--- What to work on ---
The lines to extract run from the start of the records through the line with "Lato, Liberation Sans", both ends included; drop the pictures.

^^^^^^^^

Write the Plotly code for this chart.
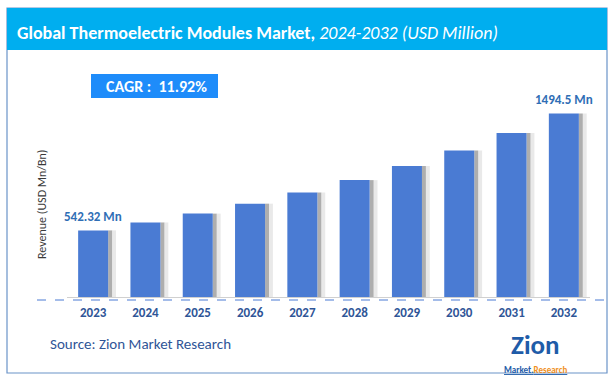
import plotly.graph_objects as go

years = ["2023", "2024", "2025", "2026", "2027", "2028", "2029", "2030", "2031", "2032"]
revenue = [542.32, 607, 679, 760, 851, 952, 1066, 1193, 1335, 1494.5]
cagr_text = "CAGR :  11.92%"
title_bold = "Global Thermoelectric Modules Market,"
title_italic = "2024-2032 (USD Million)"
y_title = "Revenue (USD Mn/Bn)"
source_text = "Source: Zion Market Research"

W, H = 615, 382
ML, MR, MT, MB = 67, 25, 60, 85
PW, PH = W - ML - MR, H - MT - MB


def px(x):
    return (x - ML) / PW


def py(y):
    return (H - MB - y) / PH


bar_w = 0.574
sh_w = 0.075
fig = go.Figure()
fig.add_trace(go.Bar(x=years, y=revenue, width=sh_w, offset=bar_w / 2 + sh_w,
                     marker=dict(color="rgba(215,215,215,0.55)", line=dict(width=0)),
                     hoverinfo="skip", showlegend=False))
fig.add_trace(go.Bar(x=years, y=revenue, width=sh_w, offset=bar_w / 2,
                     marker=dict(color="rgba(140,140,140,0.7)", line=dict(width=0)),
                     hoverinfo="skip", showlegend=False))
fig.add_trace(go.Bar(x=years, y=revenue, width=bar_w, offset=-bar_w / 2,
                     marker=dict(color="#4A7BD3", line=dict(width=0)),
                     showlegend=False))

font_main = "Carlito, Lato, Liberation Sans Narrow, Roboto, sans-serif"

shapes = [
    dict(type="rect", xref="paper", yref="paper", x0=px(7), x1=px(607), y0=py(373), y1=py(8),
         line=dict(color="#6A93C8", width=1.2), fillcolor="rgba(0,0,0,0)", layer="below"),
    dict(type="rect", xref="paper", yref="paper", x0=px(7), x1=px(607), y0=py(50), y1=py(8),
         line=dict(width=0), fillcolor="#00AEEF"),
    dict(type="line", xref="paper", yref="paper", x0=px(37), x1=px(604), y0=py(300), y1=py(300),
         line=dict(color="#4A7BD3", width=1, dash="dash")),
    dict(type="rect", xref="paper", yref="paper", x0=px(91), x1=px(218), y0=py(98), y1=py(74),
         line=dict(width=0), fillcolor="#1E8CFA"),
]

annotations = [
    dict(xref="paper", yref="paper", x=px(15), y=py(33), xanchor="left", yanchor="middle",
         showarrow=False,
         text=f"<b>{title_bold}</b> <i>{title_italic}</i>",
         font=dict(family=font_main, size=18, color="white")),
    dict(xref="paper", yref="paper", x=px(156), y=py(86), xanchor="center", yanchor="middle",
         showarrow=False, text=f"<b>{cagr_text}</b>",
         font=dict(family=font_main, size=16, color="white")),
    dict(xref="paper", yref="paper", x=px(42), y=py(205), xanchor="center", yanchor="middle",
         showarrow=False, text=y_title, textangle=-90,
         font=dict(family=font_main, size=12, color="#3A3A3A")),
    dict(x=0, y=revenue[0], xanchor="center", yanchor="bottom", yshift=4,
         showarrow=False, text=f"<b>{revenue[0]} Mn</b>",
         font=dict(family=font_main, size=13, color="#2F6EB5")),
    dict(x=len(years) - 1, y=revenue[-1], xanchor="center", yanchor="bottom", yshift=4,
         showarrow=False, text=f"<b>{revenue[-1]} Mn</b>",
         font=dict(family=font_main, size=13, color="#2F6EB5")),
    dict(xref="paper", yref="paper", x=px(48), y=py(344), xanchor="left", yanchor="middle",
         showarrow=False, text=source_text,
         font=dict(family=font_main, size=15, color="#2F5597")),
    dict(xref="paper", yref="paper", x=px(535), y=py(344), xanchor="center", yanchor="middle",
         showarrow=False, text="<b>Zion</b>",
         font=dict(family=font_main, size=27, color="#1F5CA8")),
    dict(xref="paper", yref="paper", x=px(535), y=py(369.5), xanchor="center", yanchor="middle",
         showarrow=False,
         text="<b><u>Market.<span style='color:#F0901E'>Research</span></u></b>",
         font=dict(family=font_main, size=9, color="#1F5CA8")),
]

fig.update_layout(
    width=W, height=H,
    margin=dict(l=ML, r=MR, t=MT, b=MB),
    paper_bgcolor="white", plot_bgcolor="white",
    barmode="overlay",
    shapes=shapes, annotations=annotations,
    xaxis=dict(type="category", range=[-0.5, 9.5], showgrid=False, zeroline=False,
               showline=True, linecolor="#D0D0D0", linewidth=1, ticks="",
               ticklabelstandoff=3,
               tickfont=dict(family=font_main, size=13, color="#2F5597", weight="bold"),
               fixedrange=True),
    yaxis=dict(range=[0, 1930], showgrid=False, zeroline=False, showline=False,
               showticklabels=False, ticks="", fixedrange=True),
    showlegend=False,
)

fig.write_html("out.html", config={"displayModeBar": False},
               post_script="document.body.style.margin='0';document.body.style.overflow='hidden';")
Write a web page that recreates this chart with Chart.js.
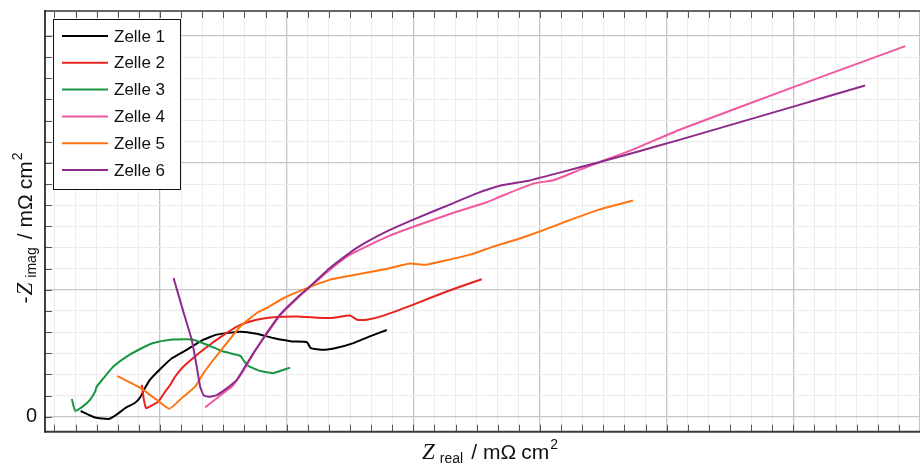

^^^^^^^^

--- Exercise output ---
Write the Plotly code for this chart.
import plotly.graph_objects as go

years = ["2023", "2024", "2025", "2026", "2027", "2028", "2029", "2030", "2031", "2032"]
revenue = [542.32, 607, 679, 760, 851, 952, 1066, 1193, 1335, 1494.5]
cagr_text = "CAGR :  11.92%"
title_bold = "Global Thermoelectric Modules Market,"
title_italic = "2024-2032 (USD Million)"
y_title = "Revenue (USD Mn/Bn)"
source_text = "Source: Zion Market Research"

W, H = 615, 382
ML, MR, MT, MB = 67, 25, 60, 85
PW, PH = W - ML - MR, H - MT - MB


def px(x):
    return (x - ML) / PW


def py(y):
    return (H - MB - y) / PH


bar_w = 0.574
sh_w = 0.075
fig = go.Figure()
fig.add_trace(go.Bar(x=years, y=revenue, width=sh_w, offset=bar_w / 2 + sh_w,
                     marker=dict(color="rgba(215,215,215,0.55)", line=dict(width=0)),
                     hoverinfo="skip", showlegend=False))
fig.add_trace(go.Bar(x=years, y=revenue, width=sh_w, offset=bar_w / 2,
                     marker=dict(color="rgba(140,140,140,0.7)", line=dict(width=0)),
                     hoverinfo="skip", showlegend=False))
fig.add_trace(go.Bar(x=years, y=revenue, width=bar_w, offset=-bar_w / 2,
                     marker=dict(color="#4A7BD3", line=dict(width=0)),
                     showlegend=False))

font_main = "Carlito, Lato, Liberation Sans Narrow, Roboto, sans-serif"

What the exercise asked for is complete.